Prosecuting criminals is a team sport. Law enforcement is part of the team. So are the courthouse employees with the clerks’ offices. The probation officials play a major role. The judges and their staffs are key players. The citizens who serve as jurors are indispensable. So many others contribute in important ways behind the scenes.
Within the DA’s offices of the four counties, teamwork is critical. Investigators, secretaries, prosecutors and victim advocates all need each other. This month, that team spirit is essential if we are to succeed.
So far, so good.
I shared with you last week about the rape trial in Fayette with the handicapped victim. While that trial was underway, Warren Sellers was trying a man for murder in the other courtroom.
It was a sickening case. A man beat up his children’s mother and was deported to Mexico. He came back. He went to her house. In front of their children—and with one of their children trying to wrestle him away—he stabbed the mother to death.
There is no way to try two cases of that magnitude at the same time without dedicated teamwork. You need skilled people who care deeply about their community. We have them. As a result, a rapist and a murderer are on their way to prison.
But, we weren’t finished. Just for good measure, Robert Smith tried and convicted a man for a family violence offense. Robert had plenty of help behind the scenes. It was a good week in Fayette.
But, there was no time to celebrate. Trials began in Griffin this week. We were short-handed because Alaina Granade was out on maternity leave. We faced two courtrooms of defendants mustering all their might to whip us.
Michael Rogers began the first murder trial of his life on the fourth floor. His defendant was accused of participating in the beating death of a man with a baseball bat.
On the third floor Randy Coggin began jury selection on a manslaughter case.
Before jury selection ended, that defendant pled guilty. Now we had to scramble to try another case.
Jordan Van Meter is my youngest prosecutor. He had never tried a case. And this wasn’t his courtroom, so he was unfamiliar with the cases.
None of that mattered to Jordan. He wanted to help. Every available staff member not working on the fourth floor murder case wanted to help, too.
Jordan called one case after another. Just as quickly as he called the defendants to trial, they pled guilty.
Finally, one man decided he wanted a trial. He was charged with aggravated battery, aggravated assault and possession of a firearm by a convicted felon because he shot a man in the gut with a shotgun. He said he did it to protect his wife. She was fighting a man who had touched the meat on a grill with his fingers. The defense lawyer argued that the defendant was justified in shooting the victim to protect his wife. He asked the jury, “Why are we even here?”
The jury’s answer was succinct. “Guilty.” Jordan had won his first case.
About the same time, the verdict came from the fourth floor. Guilty on all counts.

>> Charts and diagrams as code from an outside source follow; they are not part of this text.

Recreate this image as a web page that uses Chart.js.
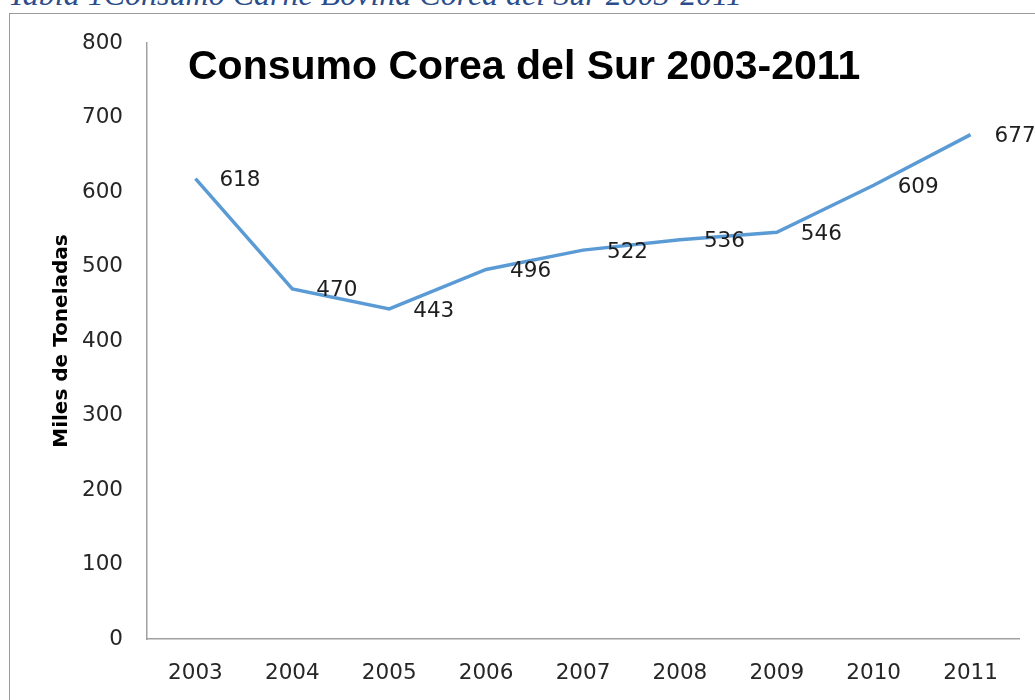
<!DOCTYPE html>
<html>
<head>
<meta charset="utf-8">
<script src="https://cdn.jsdelivr.net/npm/chart.js@4.4.0/dist/chart.umd.min.js"></script>
<style>
  html, body { margin: 0; padding: 0; background: #fff; overflow: hidden; }
  #caption {
    position: absolute; left: 8px; top: -22px; white-space: nowrap;
    font: italic 32px "Liberation Serif", "DejaVu Serif", serif;
    color: #2c4d8c; line-height: 32px;
  }
  #frame {
    position: absolute; left: 9px; top: 13px; width: 1100px; height: 1000px;
    border: 1.5px solid #9a9a9a; box-sizing: border-box;
  }
  #wrap { position: absolute; left: 0; top: 0; width: 1035px; height: 700px; }
</style>
</head>
<body>
<div id="caption">Tabla 1Consumo Carne Bovina Corea del Sur 2003-2011</div>
<div id="frame"></div>
<div id="wrap"><canvas id="chart" width="1035" height="700"></canvas></div>
<script>
// Consumo de carne bovina, Corea del Sur (miles de toneladas)
const years = ["2003", "2004", "2005", "2006", "2007", "2008", "2009", "2010", "2011"];
const consumo = [618, 470, 443, 496, 522, 536, 546, 609, 677];
const chartTitle = "Consumo Corea del Sur 2003-2011";
const yTitle = "Miles de Toneladas";

const labelPlugin = {
  id: "pointLabels",
  afterDatasetsDraw(chart) {
    const ctx = chart.ctx;
    const meta = chart.getDatasetMeta(0);
    ctx.save();
    ctx.font = '21.5px "DejaVu Sans"';
    ctx.fillStyle = "#1e1e1e";
    ctx.textAlign = "left";
    ctx.textBaseline = "middle";
    meta.data.forEach((pt, i) => {
      ctx.fillText(String(consumo[i]), pt.x + 24, pt.y + 2);
    });
    ctx.restore();
  },
};

const titlePlugin = {
  id: "innerTitle",
  afterDraw(chart) {
    const ctx = chart.ctx;
    ctx.save();
    ctx.font = 'bold 41px "Liberation Sans"';
    ctx.fillStyle = "#000";
    ctx.textAlign = "left";
    ctx.textBaseline = "alphabetic";
    ctx.fillText(chartTitle, 188, 79);
    ctx.restore();
  },
};

Chart.defaults.font.family = '"DejaVu Sans", sans-serif';

new Chart(document.getElementById("chart").getContext("2d"), {
  type: "line",
  data: {
    labels: years,
    datasets: [
      {
        data: consumo,
        borderColor: "#5b9bd5",
        borderWidth: 3.5,
        pointRadius: 0,
        tension: 0,
        fill: false,
      },
    ],
  },
  options: {
    responsive: false,
    animation: false,
    layout: { padding: { top: 43, right: 16, bottom: 0, left: 0 } },
    plugins: {
      legend: { display: false },
      tooltip: { enabled: false },
    },
    scales: {
      x: {
        offset: true,
        grid: { display: false, drawTicks: false },
        border: { display: true, color: "#a0a0a0", width: 1.5 },
        ticks: { color: "#262626", font: { size: 21.5 }, padding: 22, maxRotation: 0 },
        afterFit: (s) => { s.height = 61; },
      },
      y: {
        min: 0,
        max: 800,
        grid: { display: false, drawTicks: false },
        border: { display: true, color: "#a0a0a0", width: 1.5 },
        ticks: { stepSize: 100, color: "#262626", font: { size: 21.5 }, padding: 24 },
        title: {
          display: true,
          text: yTitle,
          color: "#000",
          font: { size: 20, weight: "bold" },
          padding: { top: 50, bottom: 0 },
        },
        afterFit: (s) => { s.width = 147; },
      },
    },
  },
  plugins: [labelPlugin, titlePlugin],
});
</script>
</body>
</html>
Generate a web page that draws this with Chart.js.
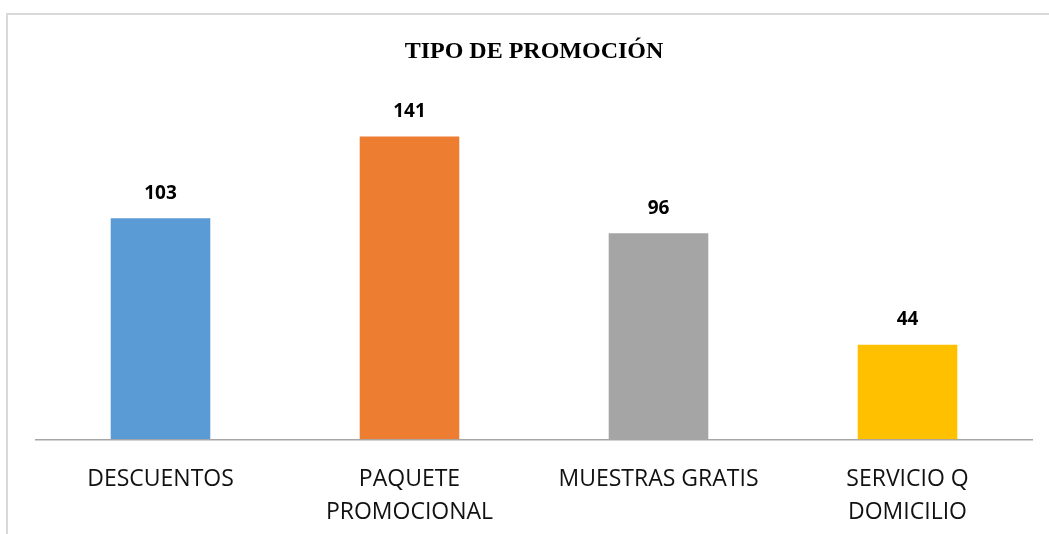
<!DOCTYPE html>
<html>
<head>
<meta charset="utf-8">
<script src="https://cdn.jsdelivr.net/npm/chart.js@4/dist/chart.umd.min.js"></script>
<style>
  body { margin: 0; background: #fff; overflow: hidden; }
  #wrap { width: 1049px; height: 534px; overflow: hidden; }
</style>
</head>
<body>
<div id="wrap"><canvas id="myChart" width="1049" height="552"></canvas></div>
<script>
    // data
    const categories = [
        ['DESCUENTOS'],
        ['PAQUETE', 'PROMOCIONAL'],
        ['MUESTRAS GRATIS'],
        ['SERVICIO Q', 'DOMICILIO']
    ];
    const values = [103, 141, 96, 44];
    const barColors = ['#5B9BD5', '#ED7D31', '#A5A5A5', '#FFC000'];
    const titleText = 'TIPO DE PROMOCIÓN';

    // light frame like the office chart border
    const framePlugin = {
        id: 'frame',
        beforeDraw(chart) {
            const ctx = chart.ctx;
            ctx.save();
            ctx.strokeStyle = '#d9d9d9';
            ctx.lineWidth = 2;
            ctx.beginPath();
            ctx.moveTo(7, chart.height + 5);
            ctx.lineTo(7, 14);
            ctx.lineTo(chart.width + 5, 14);
            ctx.stroke();
            ctx.restore();
        }
    };

    // value labels above each bar
    const valueLabels = {
        id: 'valueLabels',
        afterDatasetsDraw(chart) {
            const ctx = chart.ctx;
            const meta = chart.getDatasetMeta(0);
            ctx.save();
            ctx.font = 'bold 19px "Open Sans"';
            ctx.fillStyle = '#000';
            ctx.textAlign = 'center';
            ctx.textBaseline = 'middle';
            meta.data.forEach((bar, i) => {
                ctx.fillText(values[i], bar.x, bar.y - 25);
            });
            ctx.restore();
        }
    };

    const data = {
        labels: categories,
        datasets: [{
            data: values,
            backgroundColor: barColors,
            borderWidth: 0,
            categoryPercentage: 1,
            barPercentage: 0.4
        }]
    };

    const config = {
        type: 'bar',
        data: data,
        options: {
            responsive: false,
            animation: false,
            layout: {
                padding: { left: 36, right: 17, top: 37, bottom: 0 }
            },
            plugins: {
                legend: { display: false },
                tooltip: { enabled: false },
                title: {
                    display: true,
                    text: titleText,
                    color: '#000',
                    font: { family: '"Liberation Serif", "Times New Roman", serif', size: 24, weight: 'bold' },
                    padding: { top: 0, bottom: 30 }
                }
            },
            scales: {
                x: {
                    grid: { display: false, drawTicks: false },
                    border: { display: true, color: '#a6a6a6', width: 1.5 },
                    ticks: {
                        color: '#111',
                        padding: 23,
                        maxRotation: 0,
                        autoSkip: false,
                        font: { family: '"Open Sans"', size: 23, lineHeight: 1.45 }
                    }
                },
                y: {
                    display: false,
                    min: 0,
                    max: 160
                }
            }
        },
        plugins: [framePlugin, valueLabels]
    };

    const myChart = new Chart(document.getElementById('myChart'), config);
</script>
</body>
</html>
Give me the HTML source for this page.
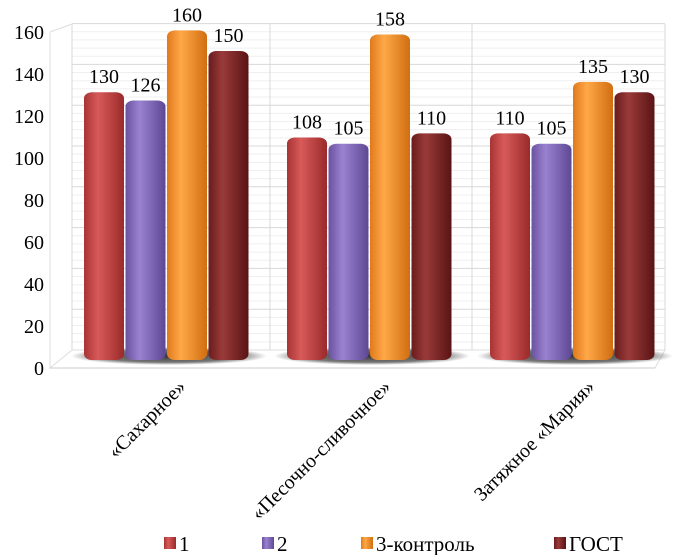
<!DOCTYPE html>
<html><head><meta charset="utf-8"><style>
body{margin:0;background:#fff;}
text{font-family:"Liberation Serif","Times New Roman","DejaVu Serif","Noto Serif CJK SC",serif;}
</style></head><body>
<svg width="692" height="555">
<defs>
<linearGradient id="g0" x1="0" x2="1"><stop offset="0" stop-color="#a83434"/><stop offset=".35" stop-color="#d85a5a"/><stop offset="1" stop-color="#9a2a2a"/></linearGradient>
<linearGradient id="g1" x1="0" x2="1"><stop offset="0" stop-color="#6a52a0"/><stop offset=".35" stop-color="#9a82d0"/><stop offset="1" stop-color="#5e4894"/></linearGradient>
<linearGradient id="g2" x1="0" x2="1"><stop offset="0" stop-color="#e07a1c"/><stop offset=".35" stop-color="#ffa848"/><stop offset="1" stop-color="#d06e10"/></linearGradient>
<linearGradient id="g3" x1="0" x2="1"><stop offset="0" stop-color="#6a1c1c"/><stop offset=".35" stop-color="#9a3a3a"/><stop offset="1" stop-color="#5a1414"/></linearGradient>
<radialGradient id="sh"><stop offset="0" stop-color="#333"/><stop offset=".7" stop-color="#555" stop-opacity=".8"/><stop offset="1" stop-color="#555" stop-opacity="0"/></radialGradient>
</defs>
<g id="grid"></g>
<g id="bars"></g>
<g id="labels"></g>
<g id="legend"></g>
</svg>
<script>
const categories=["«Сахарное»","«Песочно-сливочное»","Затяжное «Мария»"];
const seriesNames=["1","2","3-контроль","ГОСТ"];
const s1=[130,108,110];
const s2=[126,105,105];
const s3=[160,158,135];
const s4=[150,110,130];
const series=[s1,s2,s3,s4];
const ticks=[0,20,40,60,80,100,120,140,160];
const NS="http://www.w3.org/2000/svg";
function mk(t,a,p){const e=document.createElementNS(NS,t);for(const k in a)e.setAttribute(k,a[k]);if(t==='text')e.style.fontFamily='"Liberation Serif","DejaVu Serif",serif';p.appendChild(e);return e;}
const base=360,k=2.06;
const yb=v=>base-v*k;
const yl=v=>368-v*2.1;
const gx=i=>84+i*203;
const grid=document.getElementById('grid');
for(let v=0;v<=160;v+=4){
 const l=mk('line',{x1:72,x2:665,y1:350-v*2.04,y2:350-v*2.04,stroke:v%20==0?'#d8d8d8':'#efefef','stroke-width':1},grid);
 
}
[72,270,472,665].forEach(x=>{const l=mk('line',{x1:x,x2:x,y1:24,y2:350,stroke:'#d8d8d8'},grid);});
mk('line',{x1:72,y1:24,x2:50,y2:32,stroke:'#ddd'},grid);
mk('line',{x1:50,y1:32,x2:50,y2:368,stroke:'#ddd'},grid);
mk('polygon',{points:'72,350 665,350 655,368 50,368',fill:'none',stroke:'#ddd'},grid);
const ax=mk('line',{x1:50,y1:368,x2:655,y2:368,stroke:'#ccc'},grid);

ticks.forEach(t=>{const e=mk('text',{x:44,y:yl(t)+7,'text-anchor':'end','font-size':20},grid);e.textContent=t;
});
const bars=document.getElementById('bars');
categories.forEach((c,i)=>{
 const sh=mk('ellipse',{cx:gx(i)+85,cy:356,rx:98,ry:9,fill:'url(#sh)'},bars);
 
 series.forEach((s,j)=>{
  const x=gx(i)+j*41.5, y=yb(s[i]);
  const r=mk('rect',{x:x,y:y,width:40,height:base-y,rx:8,ry:6,fill:'url(#g'+j+')'},bars);
  
  const t=mk('text',{x:x+20,y:y-9,'text-anchor':'middle','font-size':20},bars);t.textContent=s[i];
  
 });
});
const lab=document.getElementById('labels');
const lx=[187,392,596];
categories.forEach((c,i)=>{const t=mk('text',{x:lx[i],y:388,'text-anchor':'end','font-size':20,transform:`rotate(-45 ${lx[i]} 388)`},lab);t.textContent=c;
});
const leg=document.getElementById('legend');
const lgx=[164,262,361,554];
seriesNames.forEach((n,j)=>{
 const r=mk('rect',{x:lgx[j],y:537,width:12,height:12,fill:'url(#g'+j+')'},leg);
 
 const t=mk('text',{x:lgx[j]+15,y:551,'font-size':21},leg);t.textContent=n;
 
});
</script>
</body></html>
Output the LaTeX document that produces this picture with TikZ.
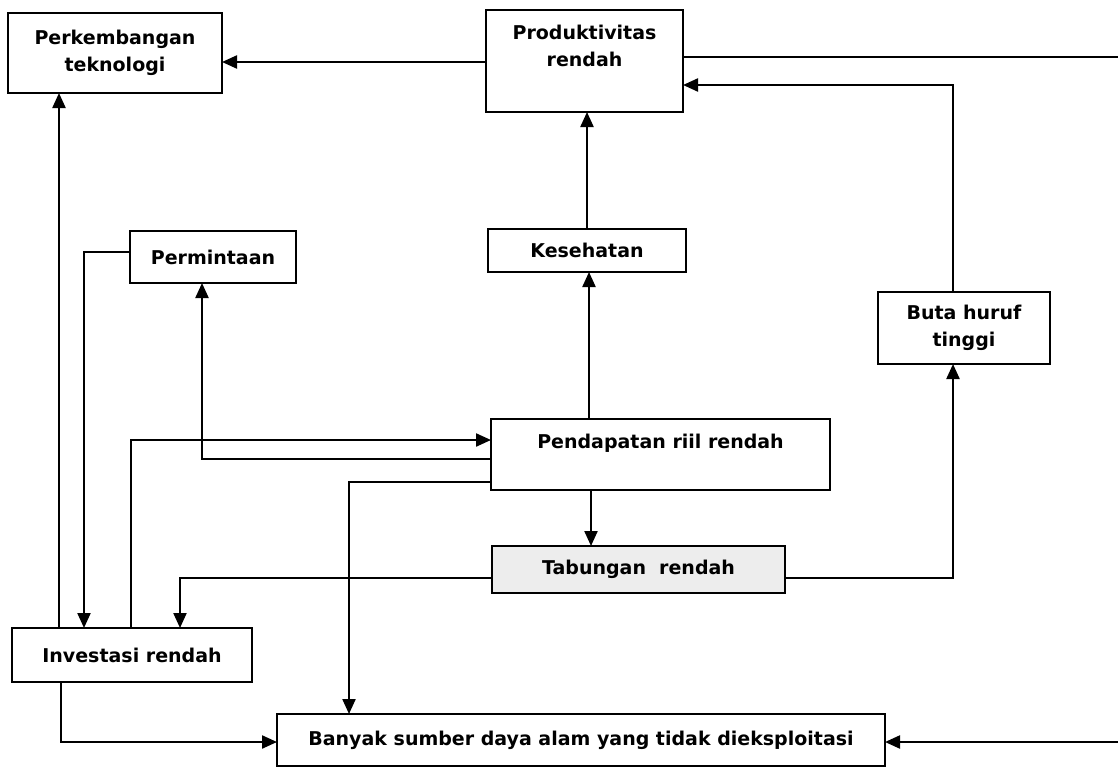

There was time for one more trial on the third floor. We called cases and defendants pled guilty. They had had enough. Our team had won.
We’ll celebrate by prosecuting one murder case in Pike County next week and another murder there the next week. Oh, and we’ll have two more judges holding trials in Spalding at the same time.
Don’t worry. We’re a team.
Ballard is district attorney for the Griffin Judicial District, which includes Fayette, Upson, Spalding and Pike counties.